I loaded the current firmware on my original outdoor prototype and built a simple wooden frame to hold the panel. This device has an old 40W panel, Rev 1 charger, an old-ish 9Ah battery and a Raspberry Pi Zero with camera module and USB WiFi dongle as the load. It's located near the house so it can talk to the local WiFi. It is logging using the mpptChgD daemon and I can monitor it in real-time using mppt_dashboard. Once in a while I log into the motion-based webcam server to see the side of my house and down-valley. Not a particularly exciting image but it does consume an extra 10-15 mA...
The other test platform is a little more ambitious. It's based on a pair of openwrt-based 8devices Carambola 2 modules with directional antennas in order to operate at a larger distance powered by a 25W panel, a newer, but still used, 9 Ah battery and a Rev 2 charger PCB. It's the kind of device I envisioned when I started designing the charger. It sits a ways up the hill above the house and sports a camera, an external temperature sensor and a couple of Auxiliary power channels - one controlling a bright white LED light for the camera and the other a string of 12V Christmas lights for a more useful load test. Hopefully the rocks you see piled on the base will keep it stable in the sometimes 60 MPH winds we have. It uses a DF Robot Beetle arduino Leonardo clone to communicate with the charger (and control the loads). The Beetle uses I2C to talk to the charger and a TTL serial port to communicate with the Carambola 2. I'm running ser2net on Carambola to remotely access the system. I want to write a simple data recording program running on a local server to log data from the charger. The Carambola and Beetle present about a 90 mA continuous load to the battery (less than 200 mA @ 5V). The Christmas lights are pretty frugal, only adding another 110-120 mA when switched on. The bright white LEDs are more power hungry at 420 mA. I'm planning to run the Christmas lights for a few hours ever night during the holiday.
I expect that there will be many days where the panels don't produce. It will be interesting to see how the systems hold-up.

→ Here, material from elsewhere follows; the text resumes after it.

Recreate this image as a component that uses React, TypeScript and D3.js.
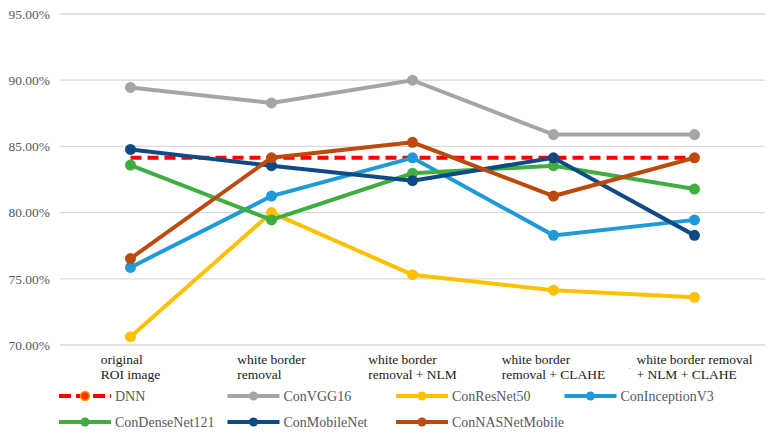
import React from "react";
import * as d3 from "d3";

const categories = [
  ["original", "ROI image"],
  ["white border", "removal"],
  ["white border", "removal + NLM"],
  ["white border", "removal + CLAHE"],
  ["white border removal", "+ NLM + CLAHE"],
];
const yTicks = [0.7, 0.75, 0.8, 0.85, 0.9, 0.95];

const seriesNames = ["DNN", "ConVGG16", "ConResNet50", "ConInceptionV3", "ConDenseNet121", "ConMobileNet", "ConNASNetMobile"];
const dnn = [0.8414, 0.8414, 0.8414, 0.8414, 0.8414];
const vgg16 = [0.8945, 0.8828, 0.9, 0.8589, 0.8589];
const resnet50 = [0.7063, 0.8, 0.7531, 0.7414, 0.7360];
const inceptionV3 = [0.7586, 0.8125, 0.8414, 0.7828, 0.7945];
const denseNet121 = [0.8359, 0.7945, 0.8297, 0.8354, 0.8178];
const mobileNet = [0.8477, 0.8354, 0.8241, 0.8414, 0.7828];
const nasNetMobile = [0.7653, 0.8414, 0.8531, 0.8125, 0.8414];

const colors = ["#ff0000", "#a5a5a5", "#ffc000", "#1f9ad8", "#3fae3f", "#0f4a84", "#bb4a0c"];
const FONT = '"Liberation Serif"';

function measure(text: string, size: number) {
  const c = document.createElement("canvas").getContext("2d");
  if (!c) return text.length * size * 0.45;
  c.font = `${size}px "Liberation Serif"`;
  return c.measureText(text).width;
}

export default function App() {
  const x = d3.scaleBand<number>().domain(d3.range(categories.length)).range([60, 765]);
  const y = d3.scaleLinear().domain([0.7, 0.95]).range([345, 14]);
  const cx = (i: number) => (x(i) as number) + x.bandwidth() / 2;
  const line = d3.line<number>().x((_, i) => cx(i)).y((d) => y(d));
  const data = [dnn, vgg16, resnet50, inceptionV3, denseNet121, mobileNet, nasNetMobile];
  const fmt = d3.format(".2%");

  return (
    <svg width={772} height={435} style={{ position: "absolute", left: 0, top: 0, background: "#fff" }}>
      <g>
        {yTicks.map((t) => (
          <g key={t}>
            <line x1={60} x2={765} y1={y(t)} y2={y(t)} stroke="#d9d9d9" strokeWidth={1.3} />
            <text x={50} y={y(t)} dy="0.35em" textAnchor="end" fill="#595959"
              style={{ fontFamily: FONT, fontSize: "13.5px" }}>{fmt(t)}</text>
          </g>
        ))}
      </g>
      <g>
        {categories.map((lines, i) => {
          const w = Math.max(...lines.map((l) => measure(l, 13.5)));
          const left = cx(i) - w / 2;
          return (
            <text key={i} fill="#1a1a1a" style={{ fontFamily: FONT, fontSize: "13.5px" }}>
              {lines.map((l, j) => (
                <tspan key={j} x={left} y={364 + j * 15}>{l}</tspan>
              ))}
            </text>
          );
        })}
        <text x={cx(4) - 66} y={369} fill="#999" style={{ fontFamily: FONT, fontSize: "9px" }}>.</text>
      </g>
      {data.map((s, k) => (
        <g key={k}>
          <path d={line(s) || ""} fill="none" stroke={colors[k]} strokeWidth={4}
            strokeDasharray={k === 0 ? "11,6" : undefined} />
          {k > 0 && s.map((v, i) => (
            <circle key={i} cx={cx(i)} cy={y(v)} r={5.5} fill={colors[k]} />
          ))}
        </g>
      ))}
      <g>
        {seriesNames.map((name, k) => {
          const col = k < 4 ? k : k - 4;
          const row = k < 4 ? 0 : 1;
          const lx = 59 + col * 168.5;
          const ly = 396 + row * 26;
          return (
            <g key={name}>
              <line x1={lx} x2={lx + 52} y1={ly} y2={ly} stroke={colors[k]} strokeWidth={4}
                strokeDasharray={k === 0 ? "12,5" : undefined} />
              <circle cx={lx + 26} cy={ly} r={4.5} fill={k === 0 ? "#ff3300" : colors[k]}
                stroke={k === 0 ? "#ff9900" : "none"} strokeWidth={1.5} />
              <text x={lx + 56} y={ly} dy="0.35em" fill="#595959"
                style={{ fontFamily: FONT, fontSize: "14px" }}>{name}</text>
            </g>
          );
        })}
      </g>
    </svg>
  );
}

Here's a typical output from the first system on an overcast day showing a few watts from the panel. The charger state machine is in Absorption Charge (it hit the Bulk limit earlier in the day when there was full sun for a while) but it doesn't have enough energy to hold the battery at the desired Absorption charge level (temperature compensated at 15.32 volts) so the system is effectively operating as a float charger at this time. You can the MPPT algorithm at work too. The Vmpp from the panel is lower with lower light and in this 60 second interval the light increased some and the Vmpp rose to follow (green VM in the top graph - yellow VS is the system holding the solar panel output to match).